I consider a halo that adds sufficient contrast completely around the text to pass the success criteria. I would imagine a halo of only 1px wide would meet the requirement.

On an interesting related note VoiceOver on iOS adds a double border (one white and one black) as the focus rectangle. This solution has the effect of always providing a focus rectangle that meets the contrast requirements no matter where it is. So might help your team in solving other visual indicator of focus issues.

Jonathan

-----Original Message-----
From: <EMAIL REMOVED> [mailto: <EMAIL REMOVED> ] On Behalf Of Jesse Hausler
Sent: Friday, September 19, 2014 5:25 PM
To: WebAIM Discussion List
Subject: [WebAIM] Color Contrast Workaround?

Apologies if you've already gotten this message. I've tried posting it a few times, but haven't gotten the confirmation email.. I've dropped the image attachment, guessing that might be why.
***

I've been working with my design team to ensure that contrast for text and icons all meet wcag color contrast standards. Together, we've all found that 4.5:1 and even 3:1 (for large text) is very limiting from a design standpoint. They are on the verge of forcing me down the path of a "high contrast mode", something I am desperately trying to avoid.

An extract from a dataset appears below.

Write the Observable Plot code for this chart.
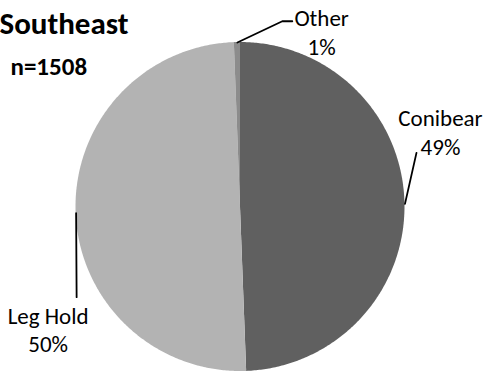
<!DOCTYPE html>
<html><head><meta charset="utf-8">
<script src="https://cdn.jsdelivr.net/npm/d3@7"></script>
<script src="https://cdn.jsdelivr.net/npm/@observablehq/plot@0.6"></script>
<style>body{margin:0;background:#fff}</style>
</head><body><div id="chart"></div>
<script>
// ---- data ----
const categories = ["Conibear", "Leg Hold", "Other"];
const values = [745, 754, 9];
const pctLabels = ["49%", "50%", "1%"];
const title = "Southeast";
const subtitle = "n=1508";
const colors = ["#606060", "#b3b3b3", "#8c8c8c"];

// ---- layout ----
const W = 487, H = 377, R = 164.5, CX = 240, CY = 206.5;
const FONT = "Carlito, Lato, sans-serif";
const LABEL_FS = 23, LINE_H = 28.7, TITLE_FS = 31, SUB_FS = 25;
// pixel offsets from each slice's mid-angle point on the rim
const layout = {
  "Conibear": {leader: [[11.5, -51]], text: [35.5, -72.8]},
  "Leg Hold": {leader: [[0.5, 84]], text: [-28, 115.5]},
  "Other": {leader: [[44.9, -21.3], [54.9, -21.3]], text: [84.2, -11.4]}
};

const rows = categories.map((name, i) => ({name, value: values[i], pct: pctLabels[i]}));
const arcs = d3.pie().sort(null).value(d => d.value)(rows);

const wedgePts = arcs.flatMap(a => {
  const n = Math.max(2, Math.ceil((a.endAngle - a.startAngle) / 0.01));
  return d3.range(n + 1).map(k => {
    const t = a.startAngle + (a.endAngle - a.startAngle) * k / n;
    return {name: a.data.name, x: Math.sin(t), y: Math.cos(t)};
  });
});

const leaderPts = [], labelPts = [];
for (const a of arcs) {
  const m = (a.startAngle + a.endAngle) / 2;
  const ax = Math.sin(m), ay = Math.cos(m);
  const L = layout[a.data.name];
  leaderPts.push({name: a.data.name, x: ax, y: ay});
  for (const [dx, dy] of L.leader) leaderPts.push({name: a.data.name, x: ax + dx / R, y: ay - dy / R});
  labelPts.push({name: a.data.name, pct: a.data.pct, x: ax + L.text[0] / R, y: ay - L.text[1] / R});
}

const mL = CX - R, mR = W - (CX + R), mT = CY - R, mB = H - (CY + R);

const chart = Plot.plot({
  width: W, height: H,
  marginLeft: mL, marginRight: mR, marginTop: mT, marginBottom: mB,
  x: {domain: [-1, 1], axis: null},
  y: {domain: [-1, 1], axis: null},
  color: {domain: categories, range: colors},
  style: {fontFamily: FONT, background: "#fff", overflow: "visible"},
  marks: [
    Plot.area(wedgePts, {x1: "x", y1: "y", x2: () => 0, y2: () => 0, z: "name", fill: "name", curve: "linear"}),
    Plot.line(leaderPts, {x: "x", y: "y", z: "name", stroke: "#000", strokeWidth: 1.8, curve: "linear"}),
    Plot.text(labelPts, {x: "x", y: "y", text: d => d.name + "\n" + d.pct, fontSize: LABEL_FS, lineHeight: LINE_H / LABEL_FS, lineAnchor: "middle", fill: "#000"}),
    Plot.text([title], {frameAnchor: "top-left", text: d => d, textAnchor: "start", lineAnchor: "middle", dx: -mL - 1, dy: 33 - 0.32 * TITLE_FS - mT, fontSize: TITLE_FS, fontWeight: "bold", fill: "#000"}),
    Plot.text([subtitle], {frameAnchor: "top-left", text: d => d, textAnchor: "start", lineAnchor: "middle", dx: 10 - mL, dy: 74 - 0.32 * SUB_FS - mT, fontSize: SUB_FS, fontWeight: "bold", fill: "#000"})
  ]
});
document.getElementById("chart").appendChild(chart);
</script>
</body></html>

While i've stood firm on the need to meet this standard, I've pushed the design team to explore new and creative ways to work within the guideline.

They came to me with an example of a white icon against a light orange background. It's an icon font, so i consider it text. On it's own, this combination fails. However, in this case we added a 1px border around the icon with a darker orange that does pass when paired with white.

Two questions.. Is this legit as far as WCAG goes? How would this technique would work for users who benefit from higher contrast ratios?

Technically, I think it should meet the standard as the white is touching a color that meets contrast ratios.